Poster: Ron Mader, What is a recipe? #roofdog
Publisher’s Note: Sharing and lightly editing an announcement from The Recipe Project which celebrates its fifth anniversary by hosting a Virtual Conversation on ‘What is a Recipe?’ June 2 to July 5, 2017. Kudos for inspired, inclusive and open participation!
The Recipes Project is a DH/HistSTEM blog devoted to the study of recipes from all time periods and places. Our readership and contributors highlight the growing scholarly and popular interest in recipes. Over the five years that the RP has been running, our authors have continued to revisit one key question: what exactly is a recipe? How do we know one when we see one? What is their structure? What functions do recipes serve? How are they shared and passed on? Are they a set of instructions, a way of life, or a story? Aspirational or frequently used? Prose, poem, or image? The list could go on!
And the question becomes even more complicated when we consider the ways that social media creates new and innovative formats for conversations about recipes, across disciplines, academic/non-academic boundaries, and the world. At the RP, we’ve found that blogging is a wonderful way for recipes scholars to share their work and interests, but we recognize its limits as static text.
Introducing the Virtual Conversation
We would like to invite you – whatever your background – to join us in our first Recipes Project Virtual Conversation, which will take place across a series of online events over the course of one month (2 June to 5 July).

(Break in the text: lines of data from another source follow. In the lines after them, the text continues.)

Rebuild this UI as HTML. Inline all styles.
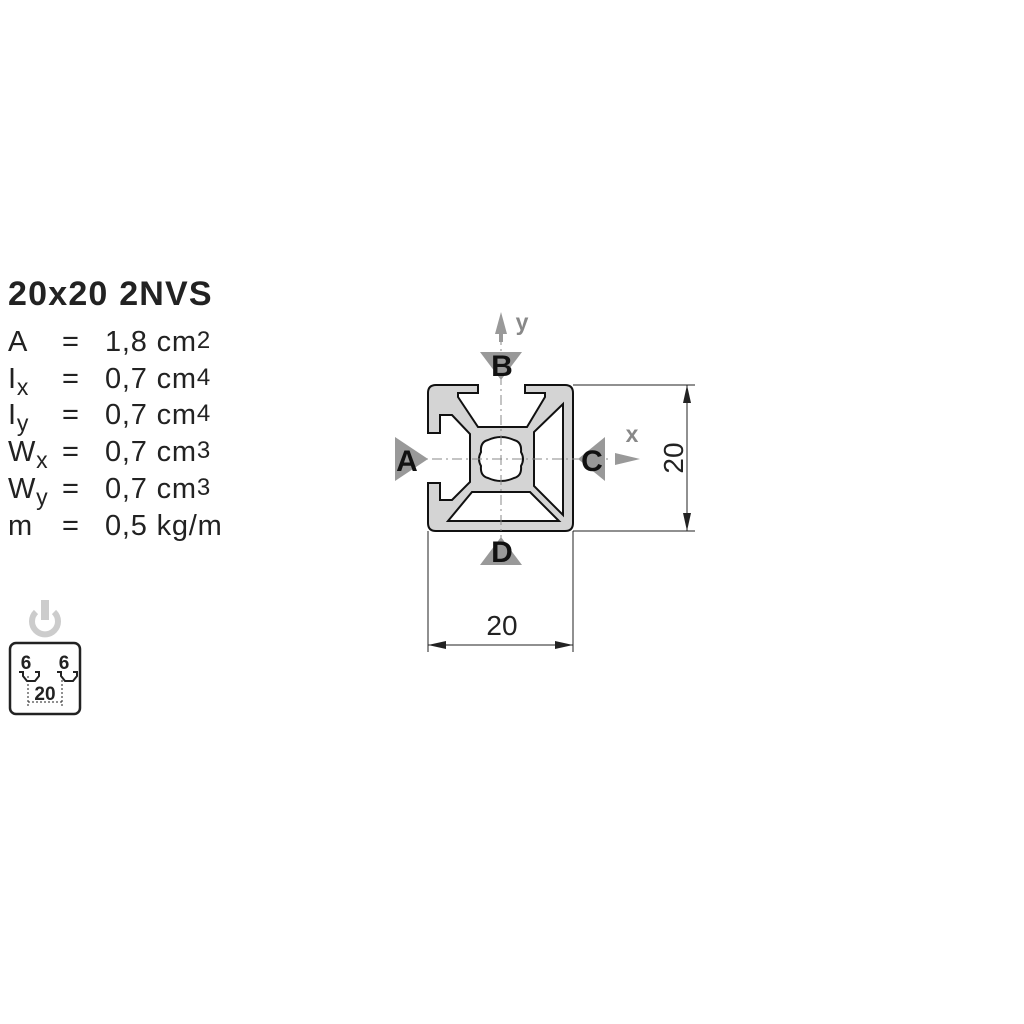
<!DOCTYPE html>
<html><head><style>
body{margin:0;background:#fff;width:1024px;height:1024px;overflow:hidden;position:relative;font-family:"Liberation Sans",sans-serif;color:#222}
.t{position:absolute;font-size:29px;line-height:1;white-space:nowrap;letter-spacing:0.8px}
</style></head><body>
<div class="t" style="left:8px;top:277px;font-weight:bold;font-size:34px;letter-spacing:1.2px">20x20 2NVS</div>
<div class="t" style="left:8px;top:328px">A</div><div class="t" style="left:62px;top:328px">=</div><div class="t" style="left:105px;top:328px">1,8 cm<span style="font-size:24px;vertical-align:3px">2</span></div>
<div class="t" style="left:8px;top:365px">I<span style="font-size:23px;vertical-align:-7px">x</span></div><div class="t" style="left:62px;top:365px">=</div><div class="t" style="left:105px;top:365px">0,7 cm<span style="font-size:24px;vertical-align:3px">4</span></div>
<div class="t" style="left:8px;top:401px">I<span style="font-size:23px;vertical-align:-7px">y</span></div><div class="t" style="left:62px;top:401px">=</div><div class="t" style="left:105px;top:401px">0,7 cm<span style="font-size:24px;vertical-align:3px">4</span></div>
<div class="t" style="left:8px;top:438px">W<span style="font-size:23px;vertical-align:-7px">x</span></div><div class="t" style="left:62px;top:438px">=</div><div class="t" style="left:105px;top:438px">0,7 cm<span style="font-size:24px;vertical-align:3px">3</span></div>
<div class="t" style="left:8px;top:475px">W<span style="font-size:23px;vertical-align:-7px">y</span></div><div class="t" style="left:62px;top:475px">=</div><div class="t" style="left:105px;top:475px">0,7 cm<span style="font-size:24px;vertical-align:3px">3</span></div>
<div class="t" style="left:8px;top:512px">m</div><div class="t" style="left:62px;top:512px">=</div><div class="t" style="left:105px;top:512px">0,5 kg/m</div>

<svg width="1024" height="1024" style="position:absolute;left:0;top:0" font-family="Liberation Sans, sans-serif">
<g fill="none" stroke="#ccc" stroke-width="6"><path d="M36,612 A13,13 0 1 0 54,612"/></g>
<rect x="41" y="600" width="8" height="20" fill="#ccc"/>
<rect x="10" y="643" width="70" height="71" rx="6" fill="none" stroke="#222" stroke-width="2.5"/>
<text x="26" y="669" font-size="19" font-weight="bold" text-anchor="middle" fill="#222">6</text>
<text x="64" y="669" font-size="19" font-weight="bold" text-anchor="middle" fill="#222">6</text>
<path d="M19,672 h4 v4 l4,5 h8 l4,-5 v-4 h-4 M57,672 h4 v4 l4,5 h8 l4,-5 v-4 h-4" fill="none" stroke="#222" stroke-width="2"/>
<text x="45" y="700" font-size="19" font-weight="bold" text-anchor="middle" fill="#222">20</text>
<path d="M28,676 v30 M62,676 v30 M28,702 h34" stroke="#222" stroke-width="1" stroke-dasharray="2,2"/>

<path fill="#d4d4d4" stroke="#111" stroke-width="2" fill-rule="evenodd" d="
M525,385 L565,385 Q573,385 573,393 L573,523 Q573,531 565,531 L436,531 Q428,531 428,523 L428,483 L440,483 L440,500 L452,500 L470,482 L470,434 L452,415 L440,415 L440,433 L428,433 L428,393 Q428,385 436,385 L478,385 L478,393 L458,393 L458,397 L478,427 L527,427 L545,397 L545,393 L525,393 Z
M563,404 L563,515 L534,486 L534,432 Z
M448,521 L559,521 L530,492 L472,492 Z
M488,440 Q501,434 514,440 Q522,442 521,452 Q525,459 521,466 Q522,476 514,478 Q501,484 488,478 Q480,476 481,466 Q477,459 481,452 Q480,442 488,440 Z"/>
<path d="M412,459 H612 M501,315 V562" stroke="#888" stroke-width="1" stroke-dasharray="10,4,2,4"/>
<g fill="#999">
<polygon points="501,312 495,334 507,334"/><rect x="499" y="332" width="4" height="10"/>
<polygon points="480,352 522,352 501,380"/>
<polygon points="395,437 395,481 428,459"/>
<polygon points="605,437 605,481 578,459"/>
<polygon points="640,459 615,453 615,465"/>
<polygon points="480,565 522,565 501,537"/>
</g>
<text x="522" y="330" font-size="23" font-weight="bold" fill="#888" text-anchor="middle">y</text>
<text x="632" y="442" font-size="23" font-weight="bold" fill="#888" text-anchor="middle">x</text>
<g font-size="30" font-weight="bold" fill="#111" text-anchor="middle">
<text x="502" y="376">B</text><text x="407" y="471">A</text><text x="592" y="471">C</text><text x="502" y="562">D</text>
</g>
<g stroke="#222" stroke-width="1" fill="none">
<path d="M573,385 H695 M573,531 H695 M687,385 V531"/>
<path d="M428,531 V652 M573,531 V652 M428,645 H573"/>
</g>
<g fill="#222">
<polygon points="687,385 683,403 691,403"/><polygon points="687,531 683,513 691,513"/>
<polygon points="428,645 446,641 446,649"/><polygon points="573,645 555,641 555,649"/>
</g>
<text x="502" y="635" font-size="28" text-anchor="middle" fill="#222">20</text>
<text transform="translate(683,458) rotate(-90)" font-size="28" text-anchor="middle" fill="#222">20</text>
</svg>
</body></html>
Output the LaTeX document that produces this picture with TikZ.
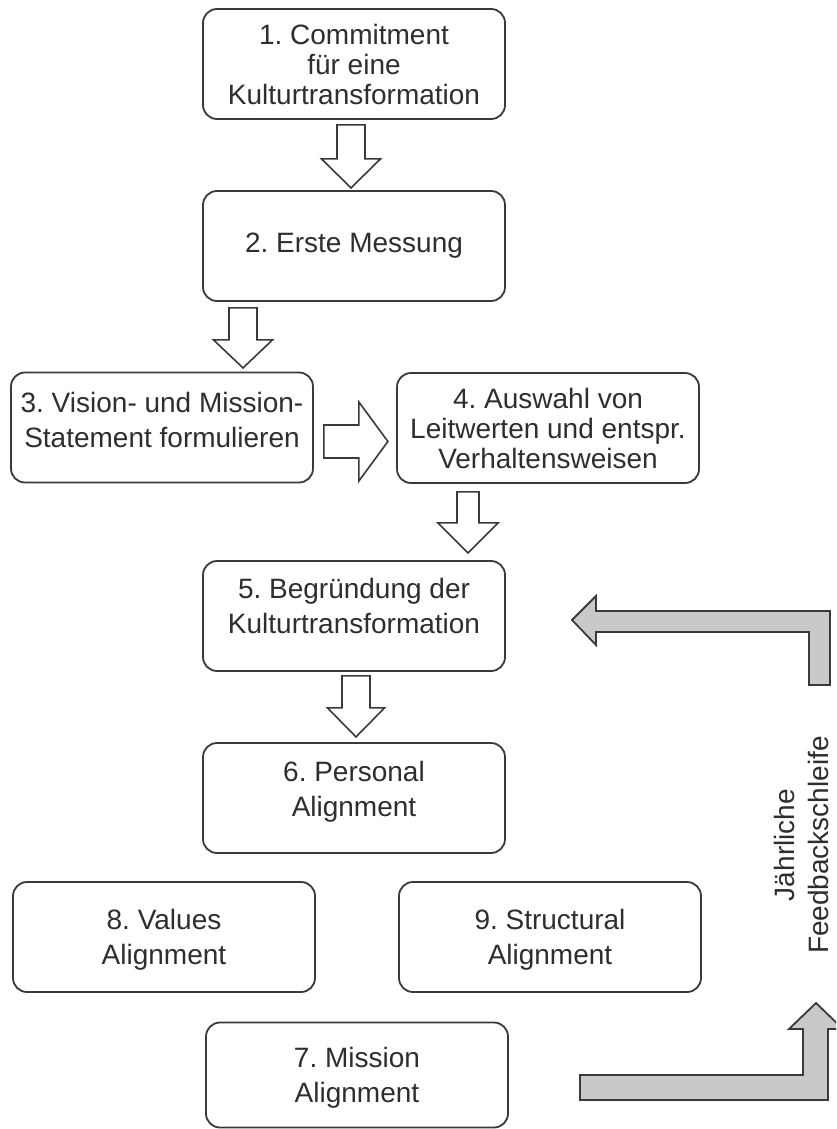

In between these panels, we’ll host a series of virtual events during which we flood social media with images, texts, and conversations about ‘What is a Recipe?’The month-long event will be framed by two more traditional panels of speakers. The first, “Repast and Present: Food History Inside and Outside the Academy,” will be convened at the Berkshire Conference of Women Historians in June. The second will be held in the UK in July, and will feature all of the RP’s editors. We’ll record these two panels and post them online for discussion.
Are you a visual person who loves Pinterest or Instagram? Or do you prefer the brevity and playfulness of Twitter? Do you use recipes in historical re-enactment, or try to reconstruct historical recipes in the lab? Are you a knitter who uses old patterns? Whether you’re a recipes scholar, or a recipes enthusiast, there is a place for you in our conference.
During the Virtual Conversation, we will be collecting and archiving presentations for a post-event exhibition site.
Types of Participation
We are open to any form of online presentation on the topic of ‘What is a Recipe?’ You might use Twitter for poems, stories, or essays… Or Instagram, Pinterest, and Snapchat for photo-essays… Or YouTube, Vimeo, or Facebook Live for videos… Or a blog forum… Or you might have another brilliant idea, which we’d love to hear!
Participation is open to ALL, whether you decide to present or to simply join the discussion.
How to Participate
Please register your interest in participating by contacting Recipes Project editors Lisa Smith and Laurence Totelin (email@example.com) by 30 April 2017.
In your email, please indicate your activity, medium, and (if any) preferred dates between 2 June and 5 July. In the interests of open participation, we are not vetting abstracts.
But in your application, please be detailed, because this will help us as we organise online activities, find participants, and ensure that we have permission to reproduce work on our exhibition site. Some virtual technical support may also be possible, depending on your needs.
Why is open participation a priority?
What sort of technical support will be available?
How do you translate ‘What is a recipe?’ in other languages? #usatuvoz
What can we learn about ‘open’ and ‘openness’ in this conference?
Are there any connections to Open Education Week?
What is DH/HistSTEM?
– DH = Digital Humanities; HistSTM = History of Science, Technology, and Medicine.